A Condensed History of
The Texas Rio Grande Valley

The "Magic Valley", as it was declared in the early 1900s due to its year round growing season, is a 140 mile stretch of delta along the Rio Grande River at the southernmost tip of Texas.

Before recorded history little is known about this region other than that it was inhabited by nomadic tribes of Indians who were primarily hunter gatherers.

The Spanish began colonizing the area in the 1700s establishing missions and presidios along the Rio Grande river.

Land grants and porciones were awarded by the King of Spain to early settlers in the area. These were primarily used for cattle, sheep and goat ranching. At this time in history the area was known as Nuevo Santander, a part of New Spain.

In the turbulent 1800s Mexico won its independence from Spanish rule. Then Texas won its independence from Mexico. By the mid 1800s, Anglo-Americans out numbered Mexicans in Texas 4 to 1.

Still the Rio Grande Valley was not developed during this time. It remained largely ranchos where free roaming cattle grazed on the abundant grasses of the area.

It was not until the early 1900s when adventurous and visionary men like John Shary, John Closner, Mifflin Kennedy, Richard King, Stephen Powers and Charles Stillman purchased large tracts of land and built irrigation systems. This allowed for development of the land for farming and great empires were built around citrus and truck farming operations. Crops included cotton, grapefruit, oranges, a variety of vegetables and later, sugar cane.

This agricultural development along with the Mexican revolution (1910-1920) caused a mass migration of Mexicans into the Rio Grande Valley. This population of Tejanos, Mexican-Americans, brought with them a cultural presence which has remained an integral part of the Valley through present times. This can be seen in the many festivals and celebrations which occur annually, and of course, Mexican cuisine.

As the early pioneers of the farming industry in the Rio Grande Valley continued to build their empires, the Rio Grande Valley was marketed to Midwestern farmers in the US. The year round growing season and the wide variety of crop choices brought many buyers to the Valley and a whole new concept was developed: The Winter Texan.

Commonly referred to as snowbirds in many parts of the US, these winter visitors began coming to the Rio Grande Valley in the 1940s. After WWII, when materials became available for construction, the area was developed as a winter vacation spot. At first hotels and motels were built to accommodate the winter travelers from the north. As the concept of travel in an RV, or pull behind trailer, grew in popularity campgrounds were established. Early campsites were little more than a place to park your trailer with perhaps a bathroom and shower facility. During the 1950s these campgrounds expanded to include water and electricity at the sites. During the 1960s and 70s a major transformation took place and soon the Rio Grande Valley was full of RV Resorts which included many amenities such as clubhouses, swimming pools and shuffleboard courts.

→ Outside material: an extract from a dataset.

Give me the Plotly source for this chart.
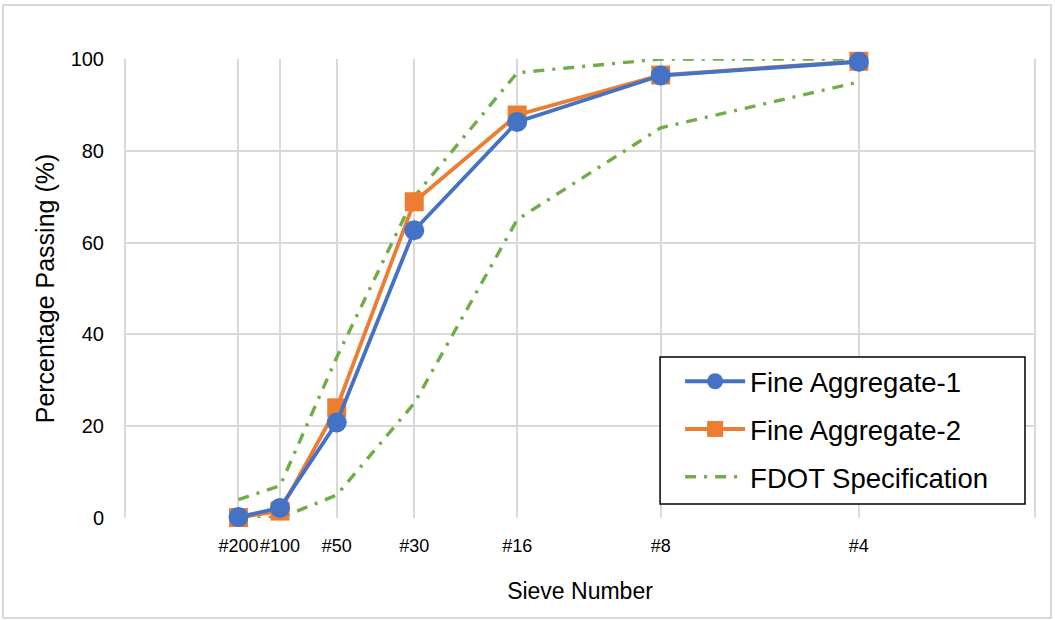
import plotly.graph_objects as go

# Sieve data
sieve_labels = ["#200", "#100", "#50", "#30", "#16", "#8", "#4"]
sieve_mm = [0.075, 0.15, 0.3, 0.6, 1.18, 2.36, 4.75]
fa1 = [0.2, 2.2, 20.8, 62.7, 86.3, 96.4, 99.4]
fa2 = [0.1, 1.5, 24.0, 68.9, 87.8, 96.5, 99.5]
fdot_upper = [4, 7, 35, 70, 97, 100, 100]
fdot_lower = [0, 0, 5, 25, 65, 85, 95]

POW = 0.45
xpos = [s ** POW for s in sieve_mm]

BLUE = "#4472C4"
ORANGE = "#ED7D31"
GREEN = "#70AD47"
GRID = "#D9D9D9"
dash = "11px,8px,3px,8px"

fig = go.Figure()
fig.add_trace(go.Scatter(x=xpos, y=fdot_upper, mode="lines", name="FDOT Specification",
                         line=dict(color=GREEN, width=3.4, dash=dash), cliponaxis=False,
                         legendgroup="fdot", legendrank=3))
fig.add_trace(go.Scatter(x=xpos, y=fdot_lower, mode="lines", name="FDOT Specification",
                         line=dict(color=GREEN, width=3.4, dash=dash), cliponaxis=False,
                         legendgroup="fdot", showlegend=False, legendrank=3))
fig.add_trace(go.Scatter(x=xpos, y=fa2, mode="lines+markers", name="Fine Aggregate-2",
                         line=dict(color=ORANGE, width=3.8), cliponaxis=False,
                         marker=dict(symbol="square", size=19, color=ORANGE),
                         legendgroup="fa2", legendrank=2))
fig.add_trace(go.Scatter(x=xpos, y=fa1, mode="lines+markers", name="Fine Aggregate-1",
                         line=dict(color=BLUE, width=3.8), cliponaxis=False,
                         marker=dict(symbol="circle", size=20, color=BLUE),
                         legendgroup="fa1", legendrank=1))

# outer chart border
fig.add_shape(type="rect", xref="paper", yref="paper",
              x0=-0.134, x1=1.0176, y0=-0.2179, y1=1.1176,
              line=dict(color=GRID, width=2), layer="below")
# left/right border of plot area
fig.add_shape(type="line", xref="paper", yref="paper", x0=1, x1=1, y0=0, y1=1,
              line=dict(color=GRID, width=2), layer="below")
fig.add_shape(type="line", xref="paper", yref="paper", x0=0, x1=0, y0=0, y1=1,
              line=dict(color=GRID, width=2), layer="below")
# legend box
fig.add_shape(type="rect", xref="paper", yref="paper",
              x0=0.588, x1=0.989, y0=0.0305, y1=0.3508,
              line=dict(color="black", width=1.5), fillcolor="white", layer="above")

fig.update_layout(
    width=1055, height=620,
    margin=dict(l=125, r=20, t=59, b=102),
    paper_bgcolor="white", plot_bgcolor="white",
    font=dict(family="Liberation Sans, Arial, sans-serif", color="black"),
    xaxis=dict(range=[0, 2.5], tickvals=xpos, ticktext=sieve_labels,
               showgrid=True, gridcolor=GRID, gridwidth=2, zeroline=False,
               showline=False, ticks="", tickangle=0, automargin=False,
               ticklabelstandoff=15,
               tickfont=dict(size=18),
               title=dict(text="Sieve Number", font=dict(size=23), standoff=27)),
    yaxis=dict(range=[0, 100], tickvals=[0, 20, 40, 60, 80, 100],
               showgrid=True, gridcolor=GRID, gridwidth=2, zeroline=False,
               ticks="", tickfont=dict(size=20), ticklabelstandoff=20, automargin=False,
               title=dict(text="Percentage Passing (%)", font=dict(size=25), standoff=8)),
    legend=dict(x=0.610, y=0.351, xanchor="left", yanchor="top",
                borderwidth=0, bgcolor="rgba(0,0,0,0)", itemwidth=60,
                font=dict(size=27.5), traceorder="grouped", tracegroupgap=9),
    showlegend=True,
)

fig.write_html("out.html", config={"displayModeBar": False},
               post_script="document.body.style.margin='0';")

Word of Mouth and an aggressive marketing campaign to the northern areas of the US and Canada produced a population of winter visitors numbering around 200,000 at its peak in the late 1900s and early 2000s. Year after year people from all over the US and Canada make the journey southward to enjoy the warm, sunny tropical climate of the Valley and enjoy the company of fellow travelers.

As more and more winter visitors chose to stay for longer periods of time, RV resorts added Mobile Homes and Park Models. Today, in the early 2010s you can choose from over 200 resort communities with a wide range of amenities and prices from 5 star resorts to Mom and Pop campgrounds.

The Rio Grande Valley has also been discovered by folks from the East Coast, New England and Canada. For a long time these Easterners traditionally wintered in Florida or Arizona. As cost of living factors increased in those areas, many have discovered that it is much more affordable here in the RGV. In addition, "snowbirds" seem to have come to be considered a nuisance to locals in Florida and Arizona.

This is not the case in the Rio Grande Valley of the Texas Tropics!

Here we welcome our winter visitors and celebrate their return each year with festivities and banners declaring "Welcome Home". And by the way, there are no snowbirds here in Texas. You may have been a snowbird when you left the north, but once you cross the Texas line you became a WINTER TEXAN! And proudly so!